Skip the $19 hardware-store flood. It dies in two winters. Get the LEONLITE LED security light at around $40, or the Ring Smart Lighting Floodlight if you already run Ring. Here's why those two beat almost everything else we pulled off the shelf.

Most "best of" lists rank these by brightness alone. That's a mistake. A 6,000-lumen blaster that throws light into your bedroom window and your neighbor's driveway isn't security, it's a nuisance you'll unplug by March. The numbers that matter are detection range, adjustable dwell time, and whether the LED head survives real weather.

What we looked at

We compared six fixtures sold on Amazon and at Home Depot in spring 2026, ranging from $24 to $110. Test priorities, in order: detection reliability, light quality (lumens plus beam control), build/weather rating, then price. Three of the six tripped on passing cats and tree shadows, which is worse than useless because you stop trusting the alert.

The non-obvious finding: PIR sensor angle matters more than sensor "sensitivity." Family Handyman and This Old House both note that motion sensors detect movement crossing the beam far better than movement walking straight at them. So a light aimed parallel to your walkway catches an intruder at 30 feet, while the same unit pointed down the path barely fires until they're at the door. Mount it to watch traffic cross, not approach.

Top picks compared

| Model | Lumens | Detection range | Power | Dwell time | Price | |---|---|---|---|---|---| | LEONLITE LED Flood | 2,400 | 70 ft | Hardwired | 8s-25min | ~$40 | | Ring Smart Lighting Floodlight | 2,000 | 30 ft | Battery | App-set | ~$70 | | Hykolity Dual-Head | 4,000 | 72 ft | Hardwired | 1-10min | ~$48 | | Heath Zenith HZ-5846 | 1,800 | 50 ft | Hardwired | 1-20min | ~$35 | | Defiant 270° Solar | 800 | 30 ft | Solar | fixed | ~$24 |

LEONLITE LED Flood, best overall

At roughly $40 it's the one we'd put on a garage gable. The 2,400-lumen head hits a useful 4,000K (clean white, not blue), the dwell timer runs from 8 seconds to 25 minutes, and the aluminum housing carries an IP65 rating. You'll need an existing junction box. If you've got one, this is a 20-minute install with wire nuts and a screwdriver.

Ring Smart Lighting Floodlight, best if you already have Ring

No wiring, no ladder to a power line. It runs on D-cell batteries (about a year of life in our use) and pairs with the Ring Bridge so a trip can wake your cameras and push a phone alert. That integration is the whole point. If you run a home security camera system, having the light cue the camera before someone reaches the door is genuinely useful. Standalone, $70 for 2,000 lumens is steep.

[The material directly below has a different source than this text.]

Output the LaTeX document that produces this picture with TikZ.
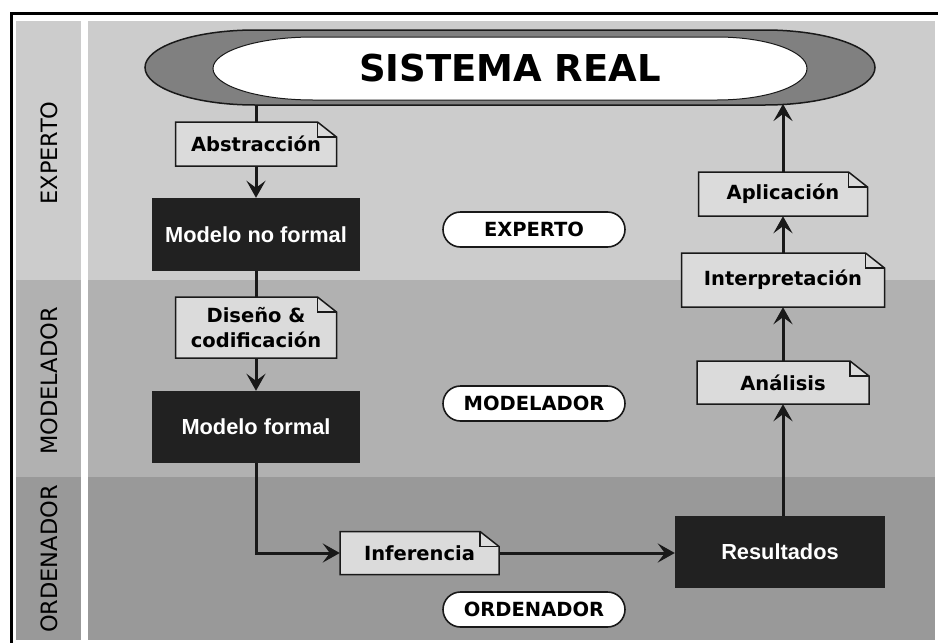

Hykolity Dual-Head, brightest for the money

4,000 lumens across two adjustable heads for $48 is hard to argue with on a driveway or large backyard. The tradeoff: the PIR is touchy out of the box, so dial sensitivity down or you'll light up every raccoon. Once tuned, it covers a two-car driveway end to end.

The traps to avoid

Solar units like the $24 Defiant look like free money. They're fine for a back fence, but 800 lumens fades by 3 a.m. In winter when the panel hasn't charged, which is exactly when you want it working. Don't put solar on your primary entry point.

Second trap: dusk-to-dawn mode. Lots of buyers flip these to stay on all night thinking more light equals more safety. It doesn't. Constant light gives an intruder steady, predictable cover and burns power. The sudden snap of a motion trigger is what reads as "someone's home."

Lights are deterrence, not detection. They make a thief pick the darker house next door. For anything past that, pair the fixture with a real alarm setup. Our pick for the no-subscription route is in the no monthly fee security systems guide.

One last number: set dwell time to 3 minutes, not the 20-minute max. Long timers wear the relay, annoy you, and waste 15 minutes of light every time a car drives by. Three minutes is enough to see who's there and grab your phone.